Trzy samochody osobowe zderzyły się na trasie ekspresowej S7 na wysokości Suchedniowa. Na szczęście nikt nie odniósł poważnych obrażeń.
Oficer prasowy Komendy Wojewódzkiej Państwowej Straży Pożarnej st. kpt. Marcin Bajur informował, że do zderzenia doszło na jezdni w kierunku Krakowa.
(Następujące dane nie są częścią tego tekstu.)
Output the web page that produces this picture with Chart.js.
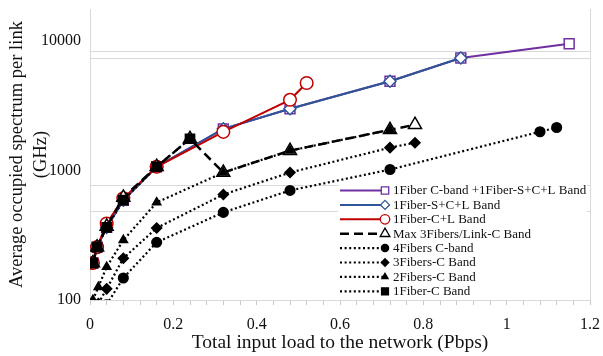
<!DOCTYPE html>
<html>
<head>
<meta charset="utf-8">
<script src="https://cdn.jsdelivr.net/npm/chart.js@4/dist/chart.umd.min.js"></script>
<style>
html,body{margin:0;padding:0;background:#fff;}
canvas{display:block;}
</style>
</head>
<body>
<canvas id="c" width="603" height="356"></canvas>
<script>
// ---- data (load in Pbps, spectrum in GHz) ----
const labels = [
  "1Fiber C-band +1Fiber-S+C+L Band",
  "1Fiber-S+C+L Band",
  "1Fiber-C+L Band",
  "Max 3Fibers/Link-C Band",
  "4Fibers C-band",
  "3Fibers-C Band",
  "2Fibers-C Band",
  "1Fiber-C Band"
];
const loadCSCL = [0.007, 0.017, 0.04, 0.08, 0.16, 0.32, 0.48, 0.72, 0.89, 1.15];
const specCSCL = [193, 256, 364, 590, 1070, 2100, 3000, 4900, 7400, 9550];
const loadSCL = [0.007, 0.017, 0.04, 0.08, 0.16, 0.32, 0.48, 0.72, 0.89];
const specSCL = [193, 256, 364, 590, 1070, 2100, 3000, 4900, 7400];
const loadCL = [0.007, 0.017, 0.04, 0.08, 0.16, 0.32, 0.48, 0.52];
const specCL = [193, 256, 390, 610, 1070, 1990, 3520, 4750];
const loadMax3 = [0.007, 0.017, 0.04, 0.08, 0.16, 0.24, 0.32, 0.48, 0.72, 0.78];
const specMax3 = [193, 256, 370, 620, 1070, 1760, 965, 1425, 2065, 2260];
const load4F = [0.04, 0.08, 0.16, 0.32, 0.48, 0.72, 1.08, 1.12];
const spec4F = [92, 148, 279, 475, 702, 1018, 1995, 2150];
const load3F = [0.02, 0.04, 0.08, 0.16, 0.32, 0.48, 0.72, 0.78];
const spec3F = [94, 122, 210, 360, 653, 965, 1503, 1640];
const load2F = [0.007, 0.02, 0.04, 0.08, 0.16, 0.32, 0.48, 0.72];
const spec2F = [100, 126, 180, 290, 567, 965, 1425, 2065];
const load1F = [0.007, 0.017, 0.04, 0.08, 0.16, 0.24];
const spec1F = [193, 256, 364, 590, 1070, 1760];

const xLabelValues = [0, 0.2, 0.4, 0.6, 0.8, 1, 1.2];
const yLabelValues = [100, 1000, 10000];
const yGridValues = [484, 767, 7400, 8380];

// ---- helpers ----
const pts = (xs, ys) => xs.map((x, i) => ({x: x, y: ys[i]}));
const FONT = '"Liberation Serif", "Times New Roman", serif';

function mk(i, xs, ys, color, style, radius, fill, dash, width, clip) {
  const ds = {
    label: labels[i],
    data: pts(xs, ys),
    borderColor: color,
    borderWidth: width,
    borderDash: dash,
    borderCapStyle: 'butt',
    pointStyle: style,
    pointRadius: radius,
    pointHoverRadius: radius,
    pointBackgroundColor: fill,
    pointBorderColor: color,
    pointBorderWidth: 1.5,
    showLine: true,
    tension: 0,
    fill: false,
    order: 7 - i
  };
  if (clip !== undefined) ds.clip = clip;
  return ds;
}

const datasets = [
  mk(0, loadCSCL, specCSCL, '#7030A0', 'rect', 7, '#ffffff', [], 2),
  mk(1, loadSCL, specSCL, '#2F5597', 'rectRot', 6, '#ffffff', [], 2),
  mk(2, loadCL, specCL, '#C00000', 'circle', 6.3, '#ffffff', [], 2),
  mk(3, loadMax3, specMax3, '#000000', 'triangle', 7.5, '#ffffff', [9, 5], 2.5),
  mk(4, load4F, spec4F, '#000000', 'circle', 4.8, '#000000', [2, 2.6], 2.2, 0),
  mk(5, load3F, spec3F, '#000000', 'rectRot', 5, '#000000', [2, 2.6], 2.2, 0),
  mk(6, load2F, spec2F, '#000000', 'triangle', 4.8, '#000000', [2, 2.6], 2.2),
  mk(7, load1F, spec1F, '#000000', 'rect', 6.5, '#000000', [2, 2.6], 2.2)
];

function drawMarker(ctx, style, x, y, r, fill, stroke, bw) {
  ctx.save();
  ctx.beginPath();
  if (style === 'rect') {
    const s = Math.SQRT1_2 * r;
    ctx.rect(x - s, y - s, 2 * s, 2 * s);
  } else if (style === 'rectRot') {
    ctx.moveTo(x, y - r); ctx.lineTo(x + r, y); ctx.lineTo(x, y + r); ctx.lineTo(x - r, y); ctx.closePath();
  } else if (style === 'triangle') {
    ctx.moveTo(x, y - r);
    ctx.lineTo(x + Math.sin(2 * Math.PI / 3) * r, y - Math.cos(2 * Math.PI / 3) * r);
    ctx.lineTo(x + Math.sin(4 * Math.PI / 3) * r, y - Math.cos(4 * Math.PI / 3) * r);
    ctx.closePath();
  } else {
    ctx.arc(x, y, r, 0, Math.PI * 2);
  }
  ctx.fillStyle = fill; ctx.fill();
  ctx.setLineDash([]);
  ctx.lineWidth = bw; ctx.strokeStyle = stroke; ctx.stroke();
  ctx.restore();
}

const sideLegend = {
  id: 'sideLegend',
  afterDatasetsDraw(chart) {
    const ctx = chart.ctx;
    const a = chart.chartArea;
    const left = a.left + 248;
    const top = a.bottom - 117;
    ctx.save();
    ctx.fillStyle = '#ffffff';
    ctx.fillRect(left, top, a.right - left - 3, a.bottom - top - 2);
    chart.data.datasets.forEach((ds, i) => {
      const y = top + 7.5 + i * 14.4;
      ctx.save();
      ctx.strokeStyle = ds.borderColor;
      ctx.lineWidth = ds.borderWidth;
      ctx.setLineDash(ds.borderDash || []);
      ctx.beginPath();
      ctx.moveTo(left + 2, y);
      ctx.lineTo(left + 46, y);
      ctx.stroke();
      ctx.restore();
      drawMarker(ctx, ds.pointStyle, left + 47, y, ds.pointRadius * 0.75, ds.pointBackgroundColor, ds.pointBorderColor, 1.3);
      ctx.fillStyle = '#111';
      ctx.font = '13px ' + FONT;
      ctx.textBaseline = 'middle';
      ctx.textAlign = 'left';
      ctx.fillText(ds.label, left + 55, y + 0.5);
    });
    ctx.restore();
  }
};

new Chart(document.getElementById('c'), {
  type: 'scatter',
  data: { datasets: datasets },
  plugins: [sideLegend],
  options: {
    responsive: false,
    animation: false,
    devicePixelRatio: 1,
    layout: { padding: { top: 0, right: 13, left: 0, bottom: 0 } },
    plugins: { legend: { display: false }, tooltip: { enabled: false } },
    scales: {
      x: {
        type: 'linear',
        min: 0,
        max: 1.2,
        afterBuildTicks: s => {
          const t = [];
          for (let k = 0; k <= 30; k++) t.push({ value: +(k * 0.04).toFixed(2) });
          s.ticks = t;
        },
        afterFit: s => { s.height = 56; s.paddingLeft = 0; s.paddingRight = 0; },
        ticks: {
          autoSkip: false,
          maxRotation: 0,
          padding: 10,
          color: '#111',
          font: { family: FONT, size: 16 },
          callback: v => {
            const hit = xLabelValues.find(l => Math.abs(l - v) < 1e-6);
            return hit === undefined ? '' : String(hit);
          }
        },
        grid: {
          drawOnChartArea: true,
          tickLength: 5,
          tickColor: '#c8c8c8',
          color: c => (c.tick && Math.abs(c.tick.value - 1.2) < 1e-6) ? '#d9d9d9' : 'rgba(0,0,0,0)'
        },
        border: { display: true, color: '#d9d9d9' },
        title: {
          display: true,
          text: 'Total input load to the network (Pbps)',
          color: '#111',
          font: { family: FONT, size: 19.5 },
          padding: { top: 0, bottom: 1 }
        }
      },
      y: {
        type: 'logarithmic',
        min: 100,
        max: 17700,
        afterBuildTicks: s => {
          const vals = yLabelValues.concat(yGridValues).sort((a, b) => a - b);
          s.ticks = vals.map(v => ({ value: v }));
        },
        afterFit: s => { s.width = 90; s.paddingTop = 0; s.paddingBottom = 0; },
        ticks: {
          autoSkip: false,
          padding: 9,
          color: '#111',
          font: { family: FONT, size: 16 },
          callback: v => yLabelValues.includes(v) ? String(v) : ''
        },
        grid: {
          drawTicks: false,
          color: c => (c.tick && yGridValues.includes(c.tick.value)) ? '#d9d9d9' : 'rgba(0,0,0,0)'
        },
        border: { display: true, color: '#d9d9d9' },
        title: {
          display: true,
          text: ['Average occupied spectrum per link', '(GHz)'],
          color: '#111',
          font: { family: FONT, size: 18.5, lineHeight: 1.25 },
          padding: { top: 6, bottom: 0 }
        }
      }
    }
  }
});
</script>
</body>
</html>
Pasażerowie pojazdów byli pod opieką ratowników medycznych, a jedna osoba uskarża się na ból szyi.
Oficer prasowy Komendy Powiatowej Policji w Skarzysku-Kamiennej podkomisarz Jarosław Gwóźdź informuje, że zgłoszenie o zdarzeniu wpłynęło ok 18.30.
– Zostaliśmy powiadomieni, że na trasie S7, na pasie ruchu w kierunku Kielc, tuż za węzłem Suchedniów, doszło do zderzenia trzech pojazdów. Do zdarzenia doszło najprawdopodobniej przez zagapienie jednego z kierowców, który zahamował obserwując innego kierowcę, naprawiającego na pasie awaryjnym koło. Wtedy, gdy zahamował, wjechał w niego kolejny pojazd i dwa następne – relacjonuje policjant.
Jako pierwszy jechał seat. W jego tył uderzyła skoda, której kierowca nie zachował należytej odległości i uderzył następnie w pojazd marki BMW. Sprawca zdarzenia został ukarany mandatem.
Droga S7 w kierunku Kielc i Krakowa była zablokowana. Utrudnienia zakończyły się po 20.30.